De novelle
‘Verbrande Erven’ verscheen clandestien in 1944. De oplage was beperkt tot 525
exemplaren en het boekje verscheen met de fictieve auteursnaam Emile Mandeau op
het omslag. Na de oorlog is het verhaal uitgebracht in de verhalenbundel ‘Bij
gaslicht’. Later verscheen het in het verzameld werk van Bordewijk.
Deze
uitgave van het Bordewijk Genootschap is uit 2016. Het verhaal speelt zich af
in Schiedam. Bordewijk had hier meer dan veertig jaar zijn advocatenkantoor.
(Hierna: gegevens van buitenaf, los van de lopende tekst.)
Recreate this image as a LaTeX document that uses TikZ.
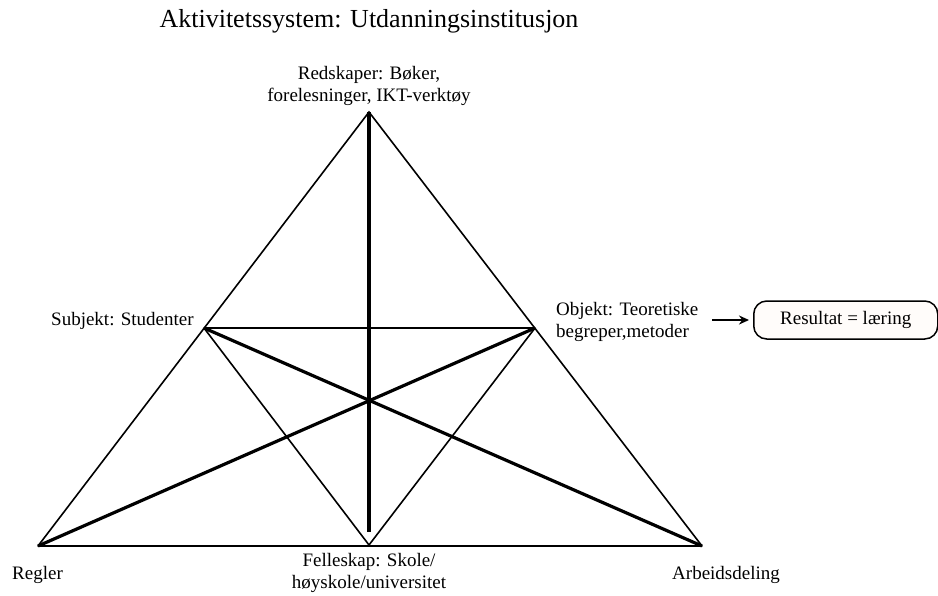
\documentclass[tikz,border=0pt]{standalone}
\usepackage{fontspec}
\setmainfont{Liberation Serif}
\usetikzlibrary{arrows.meta}
\begin{document}
\begin{tikzpicture}[x=1pt,y=-1pt,
  thinline/.style={line width=1.6pt,line cap=round},
  midline/.style={line width=2.2pt},
  thickline/.style={line width=3.2pt},
  lbl/.style={inner sep=0pt,font=\fontsize{19}{22}\selectfont,align=center},
  lbll/.style={lbl,align=left},
  resbox/.style={draw,line width=1.5pt,rounded corners=13pt,fill=red!2!orange!2!white,
    minimum width=184pt,minimum height=38pt,inner sep=0pt,font=\fontsize{19}{22}\selectfont}]
\useasboundingbox (0,0) rectangle (938,595);
% corners of the activity triangle
\coordinate (T) at (369,112);
\coordinate (L) at (38,546);
\coordinate (R) at (702,546);
\coordinate (S) at (204,328);
\coordinate (O) at (535,328);
\coordinate (V) at (369,545);
\coordinate (Vend) at (369,532);
% outer triangle
\draw[thinline] (L) -- (T) -- (R);
\draw[midline] (L) -- (R);
% inner lines
\draw[midline] (S) -- (O);
\draw[thinline] (S) -- (V) -- (O);
\draw[thickline] (S) -- (R);
\draw[thickline] (O) -- (L);
\draw[thickline] (T) -- (Vend);
% labels
\node[inner sep=0pt,font=\fontsize{26}{30}\selectfont] (title) at (369,21) {Aktivitetssystem: Utdanningsinstitusjon};
\node[lbl] (redskap) at (369,86) {Redskaper: Bøker,\\forelesninger, IKT-verktøy};
\node[lbl,anchor=west] (subj) at (51,321) {Subjekt: Studenter};
\node[lbll,anchor=west] (obj) at (556,322) {Objekt: Teoretiske\\begreper,metoder};
\node[lbl,anchor=west] (regler) at (12,575) {Regler};
\node[lbl] (felles) at (369,573) {Felleskap: Skole/\\høyskole/universitet};
\node[lbl,anchor=west] (arb) at (672,575) {Arbeidsdeling};
% outcome
\node[resbox,anchor=west] (res) at (753,320) {Resultat = læring};
\coordinate (arrstart) at (712,320);
\draw[line width=2pt,-{Stealth[length=10pt,width=9pt]}] (arrstart) -- ([xshift=-4pt]res.west);
\end{tikzpicture}
\end{document}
Hij voelde zich sterk verbonden met de stad. Het verhaal is eenvoudig. Neeltje
Zwart, een jong meisje, komt rond kerst een tijdje logeren bij haar familie in
Schiedam. Het nichtje is afkomstig van het platteland. Zij is een harde
werkster, maar is ook brutaal en nieuwsgierig.
De familie
bestaat uit een tobberige moeder, een reeks kinderen en een zwijgzame vader die
’s morgens in alle vroegte opstaat om te gaan werken in de stokerij. Neel neemt
al gauw de leiding over een aantal van haar nichtjes en trekt er met hen op
uit. Dit verhaal is een kapstok voor Bordewijk om zijn beschrijvingen van de
stad Schiedam aan op te hangen. Schiedam wordt als een spookachtig,
geheimzinnige stad neergezet. Het heeft nauwe stegen, boven de grachten hangt
nevel en rond de stokerijen heerst bedrijvigheid.
“Ze ging
den kant die haar het meest trok, waar de Erven zich vernauwden, waarheen ze
den avond te voren in de deur reeds verlangend had geblikt. En het was zeker
een verrassing, want onvoorziens stonden ze op een o zoo klein vierkant
gribuspleintje, en allerlei steegjes glipten weg.”
De vader
zegt niet veel. Dat ligt in de aard van de bevolking. Op zondag komt een vriend
uit Vlaardingen aangelopen. Zijn orthodoxie verbiedt hem om op zondag te reizen
met een voertuig. “Het dooit, was het eerste wat Baaij zei. Verder zweeg hij
voorloopig, kijkend naar zijn zwaar vetleeren schoeisel, ondoordringbaar voor
sneeuwwater. Het zwijgen was algemeen, verschijningsvorm van de redelooze
neerslachtigheid onder het volk der kuststreek, doch het was niet pijnlijk,
niet onbehaaglijk zelfs, het was geheel natuur. Baaij rookte en Pa Baas rookte
en geen van beiden had een oog voor Neeltje.”
Vader werkt
in de stokerijen, maar hoedt zich voor overmatig drankgebruik. De jenever heeft
veel van de inwoners van Schiedam in haar greep. De stad zelf heeft de
kenmerken van een jeneverdrinker. Bordewijk weet het prachtig te beschrijven. Neel
bekijkt de stad vanaf de grote kerk. Stadsomroeper en klokkenluider Nagtzaam
heeft haar in de toren uitgenodigd.
“Maar o,
wat een daakjes alom. Ze hielden nog sneeuw vast waar de zon niet komen kon,
verder zagen ze grauw of rood, in het hart der stad veel rood. Voortgeloopen
ontwaarde Neel de wijk van Drank-Schiedam, die lag daar in den vorm van een
geweldige zwarte zieke nier, het ving haast aan bij den torenvoet. De sneeuw
was er reeds weggedooid, ze hield er niet. Waar waren de Verbrande Erven? Ja,
dat was niet zoo gauw te bepalen, daar ergens, wees de man.”
‘Verbrande
Erven’ is een echt geheimzinnig Bordewijk-verhaal. Het boekje is mooi heruitgegeven.
Er zijn waarschijnlijk nog enkele exemplaren te bemachtigen via het Literair
Gezelschap Schiedam of via het Bordewijk Genootschap. Wanneer Neeltje vertrekt
is de moeder opgelucht. “Eén ding, zei Mensch. Dat kind? Nóóit meer.”
2 opmerkingen:
Hallo Alek,
Ik kwam toevallig op je site terecht in verband met mijn speurtocht (als oud-Schiedammer) naar de novelle "Verbrande Erven" van Bordewijk. Weet je of dit nog ergens te bestellen is?
Hoi, het beste kun je dan contact opnemen met de bibliotheken Schiedam.